What do you call children born from incest?
Gross Domestic Product.
A favorite childhood memory was building sandcastles with my grandfather, that is until my mom took the urn away from me.
What do an orphan's father and Nemo have in common?
They are both nowhere to be found.
All orphans must be gay because they are not home o'fobic.
What’s an orphan's favorite movie?
Spider-Man: No Way Home.
A man is consoling his nine-year-old daughter after she had been sexually assaulted.
"You need to be more careful," he said as he wrapped his arm around her, "this time it was me, next time it could be a total stranger."
I had sex with my boss's daughter.
I didn't get fired. I'm self-employed.
The reason why Trailer Park Boys is set in Nova Scotia and not Alabama is because if it was set in Alabama, then they would have to record every instance of incest. And the show's writers would need to know how to cram all of it in one season.
Crispy, Juicy, Tender, I just put my new-born son in a blender.
Yesterday I saw an orphan walking down the street. I asked him if he was ok. He said no, so I asked him if he needed help. And he said yes, so I let him in my car and said, "Don't worry, you'll be home with you parents soon." He said, "My parents died." I said, "I know...." I went for the cliffs.
Me and my brother were called the twin towers.
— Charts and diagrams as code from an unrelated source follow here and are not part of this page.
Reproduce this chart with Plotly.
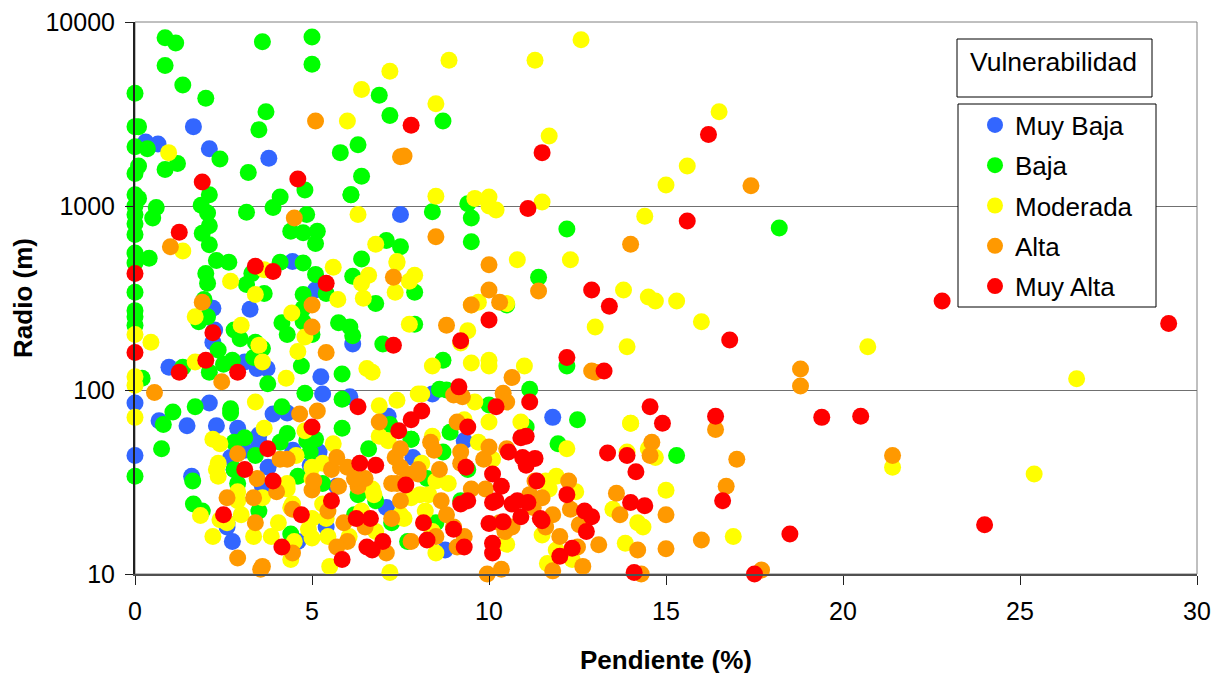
import plotly.graph_objects as go

muy_baja_x = [0.3,0.65,1.65,2.1,3.78,7.5,0,0,0.68,1.47,2.1,1.6,2.3,2.9,3.9,4.3,5.25,5.3,6.07,7.15,3.5,3.5,2.7,3.1,2.8,3.6,3.76,4.46,5.2,4.95,5.7,2.6,2.75,2.6,4.6,5.4,7.1,7.85,8.4,9.3,11.8,8.76,4.45,5.1,6.15,3.25,2.2,2.25,2.2,0.96,3.1,3.45,3.73]
muy_baja_y = [2230,2170,2700,2050,1820,900,85,44,68,64,85,34,64,62,74,75,118,95,92,72,57,52,43,47,37,30,38,47,46,39,30,18,15,19,15,18,23,43,95,53,71,13.5,500,350,178,275,278,212,182,133,142,131,131]

baja_x = [0.85,1.15,0.85,1.35,0,2,0,0.1,0,0.35,3.6,5,5,3.7,3.5,6.9,7.2,8.7,5.8,6.3,6.4,6.1,3.2,2.4,1.2,0.85,0.1,0,0,0.1,0,0,0,0,0,0.6,0.5,1.87,2.05,2.1,1.9,2.1,2.1,3.15,4.1,3.9,4.8,4.85,6.1,4.4,4.75,5.15,5.1,7.1,7.5,6.4,6.15,2,2.05,3.15,3.3,4.1,3.65,4.75,5.1,5.4,4.75,1.95,1.8,2.05,6.8,7.9,5.75,6.07,6.15,4.15,4.3,5,4.75,4.75,2.8,2.97,3.4,3.6,7,7.9,2.35,1.35,2.1,2.75,2.5,4.7,5.85,3.35,3.75,0.2,4.8,0,0.4,0,0,0,0,2.3,2.65,9.5,9.4,9.5,8.4,10.5,11.4,12.2,18.2,12.2,12.5,15.3,11.95,11.15,8.7,8.8,8.6,1.07,1.7,2.7,2.7,0.8,0.75,0,1.63,1.65,1.9,4.15,5.85,5.85,2.8,3.1,3.4,4.3,4.1,4.85,5.1,4.95,4.6,2.8,2.9,3.5,6.6,5.3,6.3,6.8,7.8,7.2,4.4,6.2,7.25,7.7,10,7.8,8.9,8.7,8.25,8.5,9.2,9.4,11.05]
baja_y = [8200,7700,5800,4550,4100,3850,2700,2700,2100,2050,7800,8300,5900,3250,2600,4000,3100,2900,1950,2150,1450,1150,1520,1800,1700,1580,1650,1500,1150,1100,1000,900,800,700,555,980,860,1010,915,780,710,615,1150,925,1120,980,1220,900,1150,730,715,730,625,650,600,515,415,430,380,375,430,495,335,490,425,335,330,310,235,250,295,340,232,220,197,232,200,200,235,278,212,190,182,168,178,228,165,133,125,145,138,135,122,150,108,116,96,490,520,340,270,250,225,505,495,640,1030,860,930,290,410,750,760,135,69,44,51,101,145,100,101,76,81,79,75,65,48,34,32,24,22,81,89,62,52,55,44,58,52,53,54,46,34,37,31,22,48,31,27,25,54,65,16.5,21,19,15,83,54,59,46,33,19,25,37,63]

moderada_x = [12.6,11.3,7.2,8.87,6.4,6,8.5,16.5,11.7,15.6,15,0.95,11.5,8.5,9.6,10,10,10.2,14.4,6.3,12.3,10.8,6.8,7.4,5.6,6.6,6.4,7.4,7.35,7.9,7.75,3.65,3.4,5.73,6.45,1.7,4.43,4.8,3,3.5,3.6,1.7,0,0.45,4.6,4.27,6.55,6.7,7.75,1.35,2.7,10.5,9.4,9.2,8.4,9.5,10,10,11,9.5,9.7,13,13.8,13.9,14.5,14.7,15.3,16,20.7,26.6,21.4,25.4,14,14.5,15,16.9,14.2,13.85,13.5,12.2,11.9,12.45,0,0,0,3.4,6.9,7.4,2.2,2.4,2.35,2.3,2.35,2.9,2.9,3.6,3,2.4,2.6,1.85,2.2,3.35,3.85,4.05,4.4,4.45,4.3,4.3,4.55,4.8,5,5.3,5,5.6,5.3,5,4.9,4.5,5,5.45,5.4,4.4,5.5,7.2,6.7,6.75,6.05,6.8,6.4,6.9,7.15,7.5,7.8,8,8.1,9.6,10,10.9,14,8.4,9.3,9.7,10.1,14.7,13.9,8.1,8.5,8.85,8.05,8.3,7.6,8.2,8.4,8.5,10.5,11.5,11.6,11.7,11.9,11.65,12.35,14.35,3.65]
moderada_y = [8000,6200,5400,6200,4300,2900,3600,3250,2400,1650,1300,1950,1050,1130,1100,1120,1000,950,880,900,510,510,620,500,465,420,380,490,340,420,390,450,330,310,315,250,262,194,225,175,142,142,200,182,162,116,131,125,228,570,390,295,210,180,135,140,145,135,135,290,300,220,350,172,320,305,305,235,172,115,38,35,66,48,28.5,16,19,14.7,22.5,48,34,28,118,106,71,86,82,88,54,51,40,37,34,28,25,26,21,19.7,19,20.8,16,16,16,19,23,24,31,29,44,60,38,40,33,51,24,20,17.5,15,15.7,16,20,12,11,10.2,29,27,16,17,22,56,53,21,26,95,95,86,67,67,66,56,69,52,42,43,46,40,32,31,27,27,20,22,17,13,14.5,16.3,32,29,13.5,11.4,12,18,62]

alta_x = [5.1,7.5,7.6,17.4,4.5,8.5,1,14,10,7.3,11.4,10.3,10,9.5,5,5,1.9,8.8,5.4,18.8,18.8,12.9,2.45,0.55,4.65,5.15,2.9,4.1,4.3,3.45,4,3.35,2.6,5,5.05,5.55,5.7,6,5.75,6.3,6.5,6.2,4.45,5.45,5.9,6,5.7,6.5,7.1,7.25,7.5,7.25,7.4,7.5,7.35,7.5,6.9,8,7.8,3.4,4.45,2.9,3.6,3.55,9,9.25,10.4,10.5,10.65,13,9.1,8.35,8.45,9.2,10,10.5,9.85,7.7,8,8.6,9.2,9.5,9.9,8.65,8.8,9,9.3,8.5,9.1,10.45,10.65,10.3,11.15,11.5,11.25,11.3,12.25,11.8,12.3,11.6,12.55,12,13.1,12.5,11.8,12.65,9.95,10.35,13.6,13.7,14.2,15,15,14.3,14.6,14.55,16,16.4,17,16.7,17.7,21.4]
alta_y = [2900,1850,1870,1290,860,680,600,620,480,410,345,300,350,290,290,220,300,225,160,130,105,127,111,97,74,77,45,42,42,33,28,26,26,28.6,32,37,43,38,30,30,33,33,22.5,22,19,15,14,18,13,20,25,31,31,38,43,48,67,35,15,19,13,12.2,11,10.6,94,92,96,86,117,125,67,52,47,46,49,48,42,35,37,37,40,29,29,25,21,18,16,16,14,17,18,19,27,26,23,32,32,21,22.5,18,18.5,16,14.4,14,10.4,11,10,10.6,27.5,21,13.5,13.7,21,10,52,44,15.3,61,42,30,10.5,44]

muy_alta_x = [7.8,16.2,11.5,1.9,4.6,11.1,15.6,1.25,3.4,0,3.9,5.4,12.9,13.4,22.8,29.2,16.8,10,9.2,7.3,2.2,2,0,1.25,2.9,13.25,12.2,9.15,10.2,11.15,6.3,5,7.45,7.8,8.1,3.75,3.1,3.9,6.35,6.8,7.65,5.55,4.7,2.5,6.25,6.65,4.15,5.85,6.55,6.7,7,8.15,8.25,9.4,10.55,9.35,10.1,10.35,10.9,11.05,10.95,11.3,11.05,11.35,12.2,10.2,10.1,9.2,9.4,10.65,10.8,11.1,10.9,11.45,11.5,10.4,10,9,9.3,10.1,10.1,12,12.35,12.7,12.9,12.75,13.35,13.9,14.15,14.55,14.9,14,14.4,14.1,16.4,16.6,17.5,18.5,19.4,20.5,24]
muy_alta_y = [2750,2450,1950,1350,1400,970,830,720,470,430,440,380,350,285,305,230,187,240,185,175,205,145,160,125,125,127,150,104,81,86,81,63,60,69,77,48,37,32,40,39,30.5,25,21,21,20,20,14,12,14,13.5,15,19,15.3,63,46,38,35,30,55,56,43,42.5,39,32,27,25,24.5,24,25,24,25,24.5,20.5,20,19.5,19.2,18.8,17.5,14,14.7,13,12.5,13.8,22,20.5,17,45.5,44,36,81,66,24.5,23.5,10.2,72,25,10,16.5,71,72,18.5]

series = ["Muy Baja", "Baja", "Moderada", "Alta", "Muy Alta"]
colors = ["#3366FF", "#00FF00", "#FFFF00", "#FF9900", "#FF0000"]
xs = [muy_baja_x, baja_x, moderada_x, alta_x, muy_alta_x]
ys = [muy_baja_y, baja_y, moderada_y, alta_y, muy_alta_y]
x_ticks = [0, 5, 10, 15, 20, 25, 30]
y_ticks = [10, 100, 1000, 10000]
assert all(len(a) == len(b) for a, b in zip(xs, ys)), [(len(a), len(b)) for a, b in zip(xs, ys)]

fig = go.Figure()
for name, color, x, y in zip(series, colors, xs, ys):
    fig.add_trace(go.Scatter(
        x=x, y=y, name=name, mode="markers", legendgroup=name,
        cliponaxis=False,
        marker=dict(color=color, size=17, line=dict(width=0)),
    ))

font = "Liberation Sans, Arial, sans-serif"
PW, PH = 1062, 552
def px(v): return (v - 135) / PW
def py(v): return (574 - v) / PH

fig.update_layout(
    width=1212, height=667, autosize=False,
    margin=dict(l=127, r=23, t=14, b=101, autoexpand=False),
    paper_bgcolor="white", plot_bgcolor="white",
    font=dict(family=font, size=25, color="black"),
    legend=dict(
        x=px(975), y=py(101.5), xanchor="left", yanchor="top",
        bgcolor="rgba(0,0,0,0)", borderwidth=0,
        font=dict(family=font, size=26), tracegroupgap=3.5, itemsizing="trace",
        itemwidth=30,
    ),
    shapes=[
        dict(type="rect", xref="paper", yref="paper", x0=0, x1=1, y0=0, y1=1,
             line=dict(color="#808080", width=1), layer="below"),
        dict(type="rect", xref="paper", yref="paper", x0=px(957), x1=px(1152), y0=py(97), y1=py(39),
             line=dict(color="black", width=1), fillcolor="white", layer="above"),
        dict(type="rect", xref="paper", yref="paper", x0=px(958), x1=px(1156), y0=py(307), y1=py(104),
             line=dict(color="black", width=1), fillcolor="white", layer="above"),
    ],
    annotations=[dict(
        text="Vulnerabilidad", xref="paper", yref="paper",
        x=px(1053.5), y=py(62), xanchor="center", yanchor="middle",
        showarrow=False, font=dict(family=font, size=26.5, color="black"),
    )],
    xaxis=dict(
        range=[0, 30], tickvals=x_ticks, showgrid=False, zeroline=False,
        showline=True, linecolor="#505050", linewidth=2, ticks="outside", ticklen=9, tickcolor="#202020",
        ticklabelstandoff=5, ticklabeloverflow="allow",
        tickfont=dict(family=font, size=25),
        title=dict(text="<b>Pendiente (%)</b>", font=dict(family=font, size=26), standoff=29),
    ),
    yaxis=dict(
        type="log", range=[1, 4], tickvals=y_ticks, tickformat="d",
        showgrid=True, gridcolor="#707070", gridwidth=1, zeroline=False,
        showline=True, linecolor="#202020", linewidth=2, ticks="outside", ticklen=8, tickcolor="#202020",
        ticklabelstandoff=5, ticklabeloverflow="allow",
        tickfont=dict(family=font, size=25),
        title=dict(text="<b>Radio (m)</b>", font=dict(family=font, size=26), standoff=5),
    ),
)
fig.write_html("out.html")
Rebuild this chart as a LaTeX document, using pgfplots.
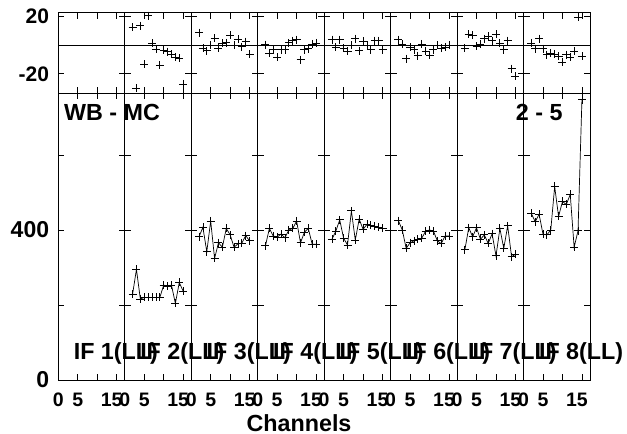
\documentclass[border=0pt]{standalone}
\usepackage{fontspec}
\setmainfont{Liberation Sans}
\usepackage{pgfplots}
\pgfplotsset{compat=1.18}
\usepackage{pgfplotstable}

\pgfplotstableread{
ch if2 if3 if4 if5 if6 if7 if8
2 228 382 358 375 425 347 444
3 295 407 404 397 400 406 422
4 216 342 384 427 351 382 442
5 220 424 381 378 366 406 389
6 220 324 389 360 371 375 387
7 220 366 379 451 375 387 400
8 220 354 400 373 378 364 516
9 220 404 404 429 397 390 436
10 253 387 424 402 400 331 476
11 250 354 366 415 397 404 468
12 253 363 394 412 371 351 495
13 204 365 404 410 364 411 354
14 260 385 362 407 384 329 398
15 237 371 362 404 384 335 747
}\maindata

\pgfplotstableread{
ch r2 r3 r4 r5 r6 r7 r8
2 12.3 8.6 0.2 3.7 3.7 -2.1 1.4
3 -30 -2.3 -5.6 -1.6 0.7 7.6 -2.5
4 13.4 -4 -3.2 3.7 -9.5 6.7 4.4
5 -13.4 0 -8.6 -2.1 -1.6 -0.9 -2.5
6 20.4 4.6 -3.2 -4.4 -3.2 0.7 -6.7
7 1.2 -2.3 -3.2 -0.2 -7.4 4.4 -5.6
8 -3 1.2 1.5 4.4 0.7 6 -6.2
9 -13.9 1.5 3 -3.9 -4.4 3 -7.9
10 -3.5 6.9 3.7 2.5 -7.2 7.6 -11.8
11 -4.6 0 -10.2 -0.2 -3.2 1.4 -6.7
12 -6.3 3.9 -3.2 -3.2 -0.2 -3.2 -8.6
13 -8.6 -1.2 -2.5 3 -2.1 3 -4.4
14 -9.3 2.3 0.7 3 -1.6 -16.4 19.2
15 -27 -6.5 1.4 -3.2 -0.2 -21.8 -7.9
}\resdata

\pgfplotsset{
  base/.style={scale only axis, width=66.46bp, xmin=0, xmax=17.07,
    anchor=south west, tick align=inside, xtick={0,5,10,15},
    major tick length=6bp,
    axis line style={line width=0.8bp, black},
    every tick/.append style={line width=0.8bp, black},
    clip=false,
    yticklabel style={anchor=east, inner sep=0pt, xshift=-9bp},
    xticklabel style={anchor=north, inner sep=0pt, yshift=-13bp,
      font=\fontsize{19.5bp}{22bp}\selectfont\bfseries},
  },
  toplabs/.code={\ifnum\i=0 \pgfkeysalso{yticklabels={-20,,20}}\else\pgfkeysalso{yticklabels={}}\fi},
  botlabs/.code={\ifnum\i=0 \pgfkeysalso{yticklabels={0,,400,}}\else\pgfkeysalso{yticklabels={}}\fi},
}

\begin{document}
\begin{tikzpicture}
\useasboundingbox (0,0) rectangle (627bp,434bp);
\foreach \i in {0,...,7}{
  \pgfmathsetmacro\xl{58.3+\i*66.46}
  \pgfmathtruncatemacro\j{\i+1}
  \begin{axis}[base, at={(\xl bp,340.7bp)}, height=80.6bp,
      ymin=-33.5, ymax=22.4, ytick={-20,0,20}, toplabs,
      xticklabels={},
      yticklabel style={font=\fontsize{21bp}{24bp}\selectfont\bfseries},
      extra y ticks={0}, extra y tick labels={},
      extra y tick style={ymajorgrids=true, major grid style={black, line width=0.8bp}}]
    \ifnum\i>0
      \addplot[black, only marks, mark=+, mark size=4bp, mark options={line width=0.8bp}] table[x=ch, y=r\j]{\resdata};
    \fi
  \end{axis}
  \begin{axis}[base, at={(\xl bp,54bp)}, height=286.7bp,
      ymin=0, ymax=764.5, ytick={0,200,400,600}, botlabs,
      xticklabels={0,5,,{\kern-5bp 15\kern5bp}},
      yticklabel style={font=\fontsize{23bp}{26bp}\selectfont\bfseries}]
    \ifnum\i>0
      \addplot[black, line width=0.7bp, mark=+, mark size=4bp, mark options={line width=0.8bp}] table[x=ch, y=if\j]{\maindata};
    \fi
  \end{axis}
}
\foreach \i in {0,...,7}{
  \pgfmathsetmacro\xt{58.3+\i*66.46+15.3}
  \pgfmathtruncatemacro\j{\i+1}
  \node[anchor=base west, inner sep=0pt, font=\fontsize{23.3bp}{26bp}\selectfont\bfseries] at (\xt bp, 74.7bp) {IF \j(LL)};
}
\node[anchor=base west, inner sep=0pt, font=\fontsize{23.3bp}{26bp}\selectfont\bfseries] at (64bp, 313.3bp) {WB - MC};
\node[anchor=base, inner sep=0pt, font=\fontsize{23.3bp}{26bp}\selectfont\bfseries] at (539.3bp, 313.3bp) {2 - 5};
\node[anchor=base, inner sep=0pt, font=\fontsize{23.3bp}{26bp}\selectfont\bfseries] at (299bp, 3bp) {Channels};
\end{tikzpicture}
\end{document}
My brother lived up to his title after the plane crash.
Daughter: "I know this is weird, but I feel like someone is watching me when I am sleeping."
Father: "Sorry."
Depression, I got it.
A girlfriend, don't got it.
A life, don't got it.
Help, got it.
Friends, don't got it.
Family, I got it.
Best of all, depression, I got it!!!!!!
A heavily pregnant woman is in an accident and gives birth to twins while comatose. Upon awakening some days later, the doctors tell her that her brother Tom filled out the birth certificates while she was out.
"Oh no, Tom's an idiot, what did he name my daughter?" she asked the nurse.
"Denise."
"That's not a bad name. And what did he name the boy?"
"Tom Junior."
Why can’t orphans be gay?
They have no one to call "daddy".
My autistic son hates taking baths or showers.
I don’t blame him, I don’t like soggy vegetables either.
Guess why orphans can't be gay? Cause they have no one to call Daddy.
Why do orphans become hookers?
They can call someone daddy.
How do you make an orphan's hands bleed?
You make them clap until they go home.